## Written exercise
Write out again exactly the lines from the one containing "Emit a component" through the one containing "27, 29, 35];", both included, and omit the pictures.

## Provided entries
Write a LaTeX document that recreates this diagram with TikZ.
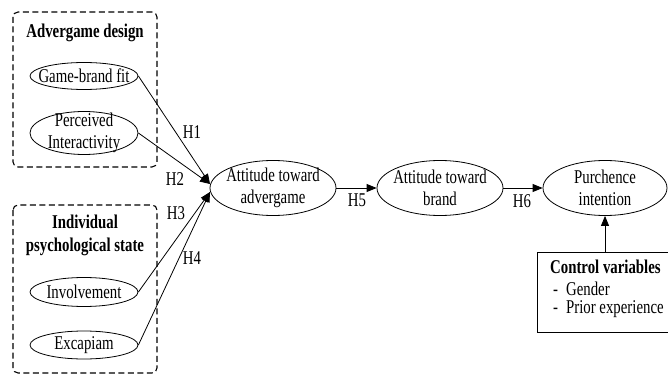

==

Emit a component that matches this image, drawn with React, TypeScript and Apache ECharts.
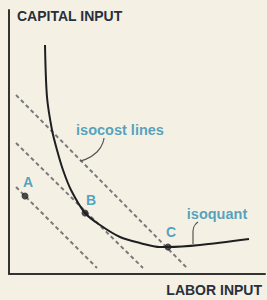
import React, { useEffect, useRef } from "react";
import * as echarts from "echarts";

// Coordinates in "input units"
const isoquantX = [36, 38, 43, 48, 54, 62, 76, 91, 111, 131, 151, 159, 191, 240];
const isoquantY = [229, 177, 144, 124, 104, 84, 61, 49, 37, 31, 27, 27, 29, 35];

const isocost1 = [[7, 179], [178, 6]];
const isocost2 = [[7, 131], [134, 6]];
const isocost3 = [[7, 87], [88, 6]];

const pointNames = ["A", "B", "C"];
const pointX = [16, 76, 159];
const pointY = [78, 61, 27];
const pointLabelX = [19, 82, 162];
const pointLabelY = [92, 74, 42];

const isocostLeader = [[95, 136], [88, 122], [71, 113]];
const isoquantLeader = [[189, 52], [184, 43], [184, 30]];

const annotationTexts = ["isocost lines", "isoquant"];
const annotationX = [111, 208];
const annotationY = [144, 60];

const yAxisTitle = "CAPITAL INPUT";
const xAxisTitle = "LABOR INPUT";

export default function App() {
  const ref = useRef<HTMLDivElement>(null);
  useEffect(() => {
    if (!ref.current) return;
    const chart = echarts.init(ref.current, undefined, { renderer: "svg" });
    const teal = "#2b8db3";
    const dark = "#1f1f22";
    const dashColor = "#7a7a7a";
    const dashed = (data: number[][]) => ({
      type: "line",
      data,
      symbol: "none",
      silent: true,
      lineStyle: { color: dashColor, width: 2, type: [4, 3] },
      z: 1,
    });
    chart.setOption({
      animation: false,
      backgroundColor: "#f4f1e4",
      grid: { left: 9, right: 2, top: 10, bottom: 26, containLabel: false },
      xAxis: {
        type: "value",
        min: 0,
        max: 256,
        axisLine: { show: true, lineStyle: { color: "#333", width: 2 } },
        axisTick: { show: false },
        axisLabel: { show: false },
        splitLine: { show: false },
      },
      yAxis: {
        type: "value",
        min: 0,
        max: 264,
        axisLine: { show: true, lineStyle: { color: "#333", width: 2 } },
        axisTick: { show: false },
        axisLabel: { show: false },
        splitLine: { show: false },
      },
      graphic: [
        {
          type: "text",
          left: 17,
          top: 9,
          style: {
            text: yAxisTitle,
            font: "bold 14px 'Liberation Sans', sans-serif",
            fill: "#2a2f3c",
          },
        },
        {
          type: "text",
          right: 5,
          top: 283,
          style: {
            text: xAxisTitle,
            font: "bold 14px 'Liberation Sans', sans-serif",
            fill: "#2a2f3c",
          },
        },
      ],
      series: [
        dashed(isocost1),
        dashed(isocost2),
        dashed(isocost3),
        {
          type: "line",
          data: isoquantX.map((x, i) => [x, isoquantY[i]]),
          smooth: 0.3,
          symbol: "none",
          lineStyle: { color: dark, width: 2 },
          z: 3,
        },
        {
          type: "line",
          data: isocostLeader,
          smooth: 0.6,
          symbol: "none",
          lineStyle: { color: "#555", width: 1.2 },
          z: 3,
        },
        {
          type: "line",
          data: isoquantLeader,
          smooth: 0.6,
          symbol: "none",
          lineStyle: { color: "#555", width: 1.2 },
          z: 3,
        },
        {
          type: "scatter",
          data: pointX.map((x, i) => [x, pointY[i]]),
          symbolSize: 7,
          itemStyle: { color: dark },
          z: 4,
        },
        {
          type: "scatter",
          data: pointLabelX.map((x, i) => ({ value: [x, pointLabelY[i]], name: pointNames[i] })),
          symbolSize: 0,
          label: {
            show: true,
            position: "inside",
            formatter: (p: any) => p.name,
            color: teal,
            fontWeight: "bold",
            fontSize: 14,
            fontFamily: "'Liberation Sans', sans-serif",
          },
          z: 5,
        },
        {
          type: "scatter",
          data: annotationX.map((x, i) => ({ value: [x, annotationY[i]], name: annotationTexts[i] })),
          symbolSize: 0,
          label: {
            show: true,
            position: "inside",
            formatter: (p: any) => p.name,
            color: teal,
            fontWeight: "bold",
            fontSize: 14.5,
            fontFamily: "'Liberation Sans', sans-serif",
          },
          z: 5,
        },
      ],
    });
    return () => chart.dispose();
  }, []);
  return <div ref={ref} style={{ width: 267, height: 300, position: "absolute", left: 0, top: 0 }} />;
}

## Result below
Emit a component that matches this image, drawn with React, TypeScript and Apache ECharts.
import React, { useEffect, useRef } from "react";
import * as echarts from "echarts";

// Coordinates in "input units"
const isoquantX = [36, 38, 43, 48, 54, 62, 76, 91, 111, 131, 151, 159, 191, 240];
const isoquantY = [229, 177, 144, 124, 104, 84, 61, 49, 37, 31, 27, 27, 29, 35];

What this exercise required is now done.